The thing is, these artists are already working their absolute hardest before Mr. Westmore even enters the picture. They are on their A game and Mr. Westmore guides them to the A+. As unagented writers, it is so, so, so very important to remember, to remind yourself to be at your A game and query at your A game. It seems obvious, yeah? No.

Please, hear this.

Do not get caught in the “When I get an agent, they can help me fix this” mentality. No. Fix it now. Bring your A game, now. Deliver the book that you would be proud to have on someone’s shelf without an agent or publisher of your dreams. That is what you should be querying. Your future agent and your future publisher will push you further, will get you to the A+ but please do not tell yourself that you will be fine submitting B level work. You know you are better than that. Be better. Do better. Dig deep. Mold and sculpt your story and apply yourself to the absolute best of your ability. Take your time and don’t rush to query. Do your absolute best because if you wait for someone else to make you better, you might be waiting forever. Don’t lose out on an opportunity, on a Yes because you didn’t push and say Yes to yourself first.
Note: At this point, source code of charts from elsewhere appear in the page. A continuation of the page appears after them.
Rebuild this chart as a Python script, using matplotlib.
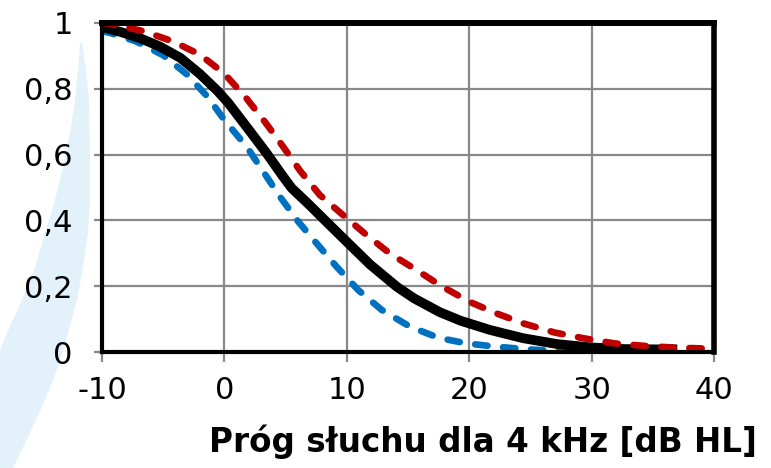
import matplotlib
matplotlib.use("Agg")
import matplotlib.pyplot as plt
from matplotlib.patches import Polygon

# ---- data ----
x_black = [-10, -8.5, -6.9, -5.3, -3.6, -2.0, -0.6, 0.3, 1.8, 3.45, 4.8, 5.5, 7.0, 8.6,
           10, 11.9, 14.1, 15.5, 17.6, 19.3, 21.7, 24.4, 27.2, 29.9, 32.6, 35.3, 37]
y_black = [0.988, 0.973, 0.954, 0.929, 0.894, 0.845, 0.795, 0.758, 0.685, 0.604, 0.533,
           0.498, 0.445, 0.386, 0.335, 0.266, 0.198, 0.163, 0.121, 0.095, 0.067, 0.042,
           0.024, 0.014, 0.009, 0.008, 0.008]

x_red = [-10, -9.35, -6.6, -4.2, -2.0, 0.0, 1.8, 3.3, 4.8, 6.2, 7.8, 9.7, 11.6, 13.5,
         15.7, 17.7, 20.0, 22.25, 24.5, 27, 29.3, 31.9, 34.5, 37, 40]
y_red = [1.0, 0.998, 0.975, 0.944, 0.904, 0.846, 0.771, 0.70, 0.624, 0.55, 0.477, 0.416,
         0.356, 0.30, 0.249, 0.201, 0.153, 0.117, 0.086, 0.059, 0.042, 0.026, 0.018,
         0.013, 0.01]

x_blue = [-10, -9.35, -7.2, -5.0, -3.1, -1.4, 0.0, 1.82, 3.18, 4.54, 6.04, 7.4, 9.17,
          10.94, 12.85, 15.16, 17.5, 19.8, 22.25, 24.8, 27.3, 28.2]
y_blue = [0.975, 0.97, 0.944, 0.902, 0.845, 0.777, 0.705, 0.624, 0.548, 0.472, 0.396,
          0.336, 0.259, 0.188, 0.128, 0.077, 0.043, 0.026, 0.016, 0.008, 0.003, 0.0]

x_ticks = [-10, 0, 10, 20, 30, 40]
x_ticklabels = ["-10", "0", "10", "20", "30", "40"]
y_ticks = [0, 0.2, 0.4, 0.6, 0.8, 1.0]
y_ticklabels = ["0", "0,2", "0,4", "0,6", "0,8", "1"]
x_label = "Próg słuchu dla 4 kHz [dB HL]"

W, H = 771, 468
fig = plt.figure(figsize=(W / 100, H / 100), dpi=100)
fig.patch.set_facecolor("white")

# decorative light-blue arc on the left (figure pixel coords)
arc_px = [(82, 43), (86, 70), (89, 100), (90, 150), (90, 200), (88, 233), (83, 267),
          (77, 300), (68, 333), (58, 367), (45, 400), (30, 433), (13, 468), (0, 468),
          (0, 350), (7, 333), (22, 300), (35, 267), (45, 233), (55, 200), (63, 167),
          (70, 133), (75, 100), (78, 70), (80, 43)]
arc = Polygon([(px / W, 1 - py / H) for px, py in arc_px], closed=True,
              transform=fig.transFigure, facecolor="#E3F2FA", edgecolor="none", zorder=-5)
fig.patches.append(arc)

ax = fig.add_axes([102 / W, 1 - 352 / H, (714 - 102) / W, (352 - 23) / H])
ax.set_zorder(1)
ax.set_facecolor("white")
ax.set_xlim(-10, 40)
ax.set_ylim(0, 1)

ax.grid(True, color="#888888", linewidth=1.6)
ax.set_axisbelow(True)

lw_d = 4.8
dash = (0, (1.85, 2.35))
ax.plot(x_blue, y_blue, color="#0070C0", linewidth=lw_d, linestyle=dash,
        dash_capstyle="round", zorder=3)
ax.plot(x_black, y_black, color="black", linewidth=7, solid_capstyle="butt",
        solid_joinstyle="round", zorder=4)
ax.plot(x_red, y_red, color="#C00000", linewidth=lw_d, linestyle=dash,
        dash_capstyle="round", zorder=5)

ax.set_xticks(x_ticks)
ax.set_xticklabels(x_ticklabels)
ax.set_yticks(y_ticks)
ax.set_yticklabels(y_ticklabels)
ax.tick_params(axis="both", colors="#888888", width=1.6, labelcolor="black", labelsize=22)
ax.tick_params(axis="x", length=7, pad=10)
ax.tick_params(axis="y", length=6, pad=15)

for side, w in (("top", 4.3), ("right", 4.0), ("left", 3.0), ("bottom", 3.0)):
    ax.spines[side].set_linewidth(w)
    ax.spines[side].set_color("black")
    ax.spines[side].set_zorder(6)

fig.text(757 / W, 1 - 452 / H, x_label, ha="right", va="baseline",
         fontsize=23.5, fontweight="bold", family="DejaVu Sans")

fig.savefig("out.png", dpi=100, facecolor="white")
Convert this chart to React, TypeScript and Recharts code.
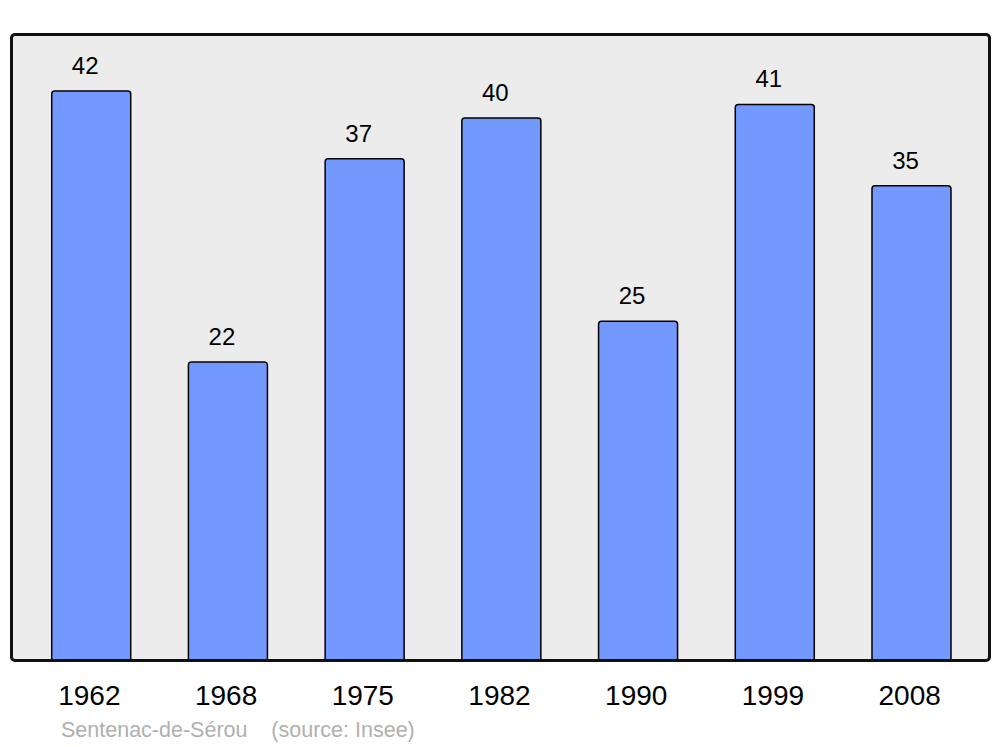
import { BarChart, Bar, XAxis, YAxis, LabelList } from 'recharts'

const years = ['1962', '1968', '1975', '1982', '1990', '1999', '2008']
const population = [42, 22, 37, 40, 25, 41, 35]
const yMax = 46.2

const data = years.map((year, i) => ({ year, population: population[i] }))

const font = '"Liberation Sans", Arial, sans-serif'

// plot frame in page pixels
const frame = { left: 11, top: 34, width: 978, height: 626 }

export default function App() {
  return (
    <div style={{ position: 'absolute', left: 0, top: 0, width: 1000, height: 747, background: '#fff', fontFamily: font }}>
      <div
        style={{
          position: 'absolute',
          ...frame,
          background: '#ececec',
          borderRadius: 4,
        }}
      />
      <div style={{ position: 'absolute', left: 0, top: 0 }}>
        <BarChart
          width={1000}
          height={747}
          data={data}
          margin={{ top: 34, right: 11, bottom: 27, left: 11 }}
          barCategoryGap="21%"
        >
          <YAxis hide domain={[0, yMax]} />
          <XAxis
            dataKey="year"
            height={60}
            axisLine={false}
            tickLine={false}
            tickSize={0}
            tickMargin={25}
            padding={{ left: 12, right: 9 }}
            tick={{ fill: '#000', fontSize: 28, fontFamily: font, dx: -2 }}
          />
          <Bar
            dataKey="population"
            fill="#7399ff"
            stroke="#000"
            strokeWidth={1.5}
            radius={[3, 3, 0, 0]}
            isAnimationActive={false}
          >
            <LabelList
              dataKey="population"
              position="top"
              offset={17}
              dx={-6}
              fill="#000"
              fontSize={24}
              fontFamily={font}
            />
          </Bar>
        </BarChart>
      </div>
      <div
        style={{
          position: 'absolute',
          boxSizing: 'border-box',
          border: '3px solid #111',
          borderRadius: 5,
          pointerEvents: 'none',
          left: frame.left - 1.5,
          top: frame.top - 1.5,
          width: frame.width + 3,
          height: frame.height + 3,
        }}
      />
      <div
        style={{
          position: 'absolute',
          left: 61,
          top: 718,
          fontSize: 21.5,
          lineHeight: '24px',
          color: '#b0b0b0',
          whiteSpace: 'pre',
        }}
      >
        {'Sentenac-de-Sérou    (source: Insee)'}
      </div>
    </div>
  )
}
And when it comes to offers and saying Yes to an agent, stay on your A game. Mr. Westmore sees the artists’ sketches and their molds of clay forming into something spectacular. If you get to a point where you have multiple offers, pay attention to the agent’s vision for your work and how that aligns with yours. They need to see what you see but more clearly defined. And they need to be passionate about taking your vision in the best direction possible. All of these elements combined bring you to your A+ creation. But you can’t get to A+ if you don’t get yourself as close to A as you can on your own.

The Coveted Number One

In “Last Looks,” which is the final touch up before the artists’ creations are presented before the judges, every artist can see each other’s work, because they’re all in the same room doing their touch ups. This is where the doubt really sets in for many of the contestants since they can see all of the work that they deem better than their own in all its shiny glory. The thing is, everybody has a mold but we all have different hands and we all can do marvelous things when we allow ourselves to. Nobody can do what you do exactly like you can. So…

Along the lines of “keep your eyes on your own paper,” I urge you to focus on you. Do what you need to do to shut out the noise, revise your story and make it the best that it can be. Love what you create. Be proud of your creations. Stop trying to have other people’s successes, other people’s careers. You’ll always, always come in at #2. Instead, strive to be #1 in your own story.

What hard truth keeps you going during revisions?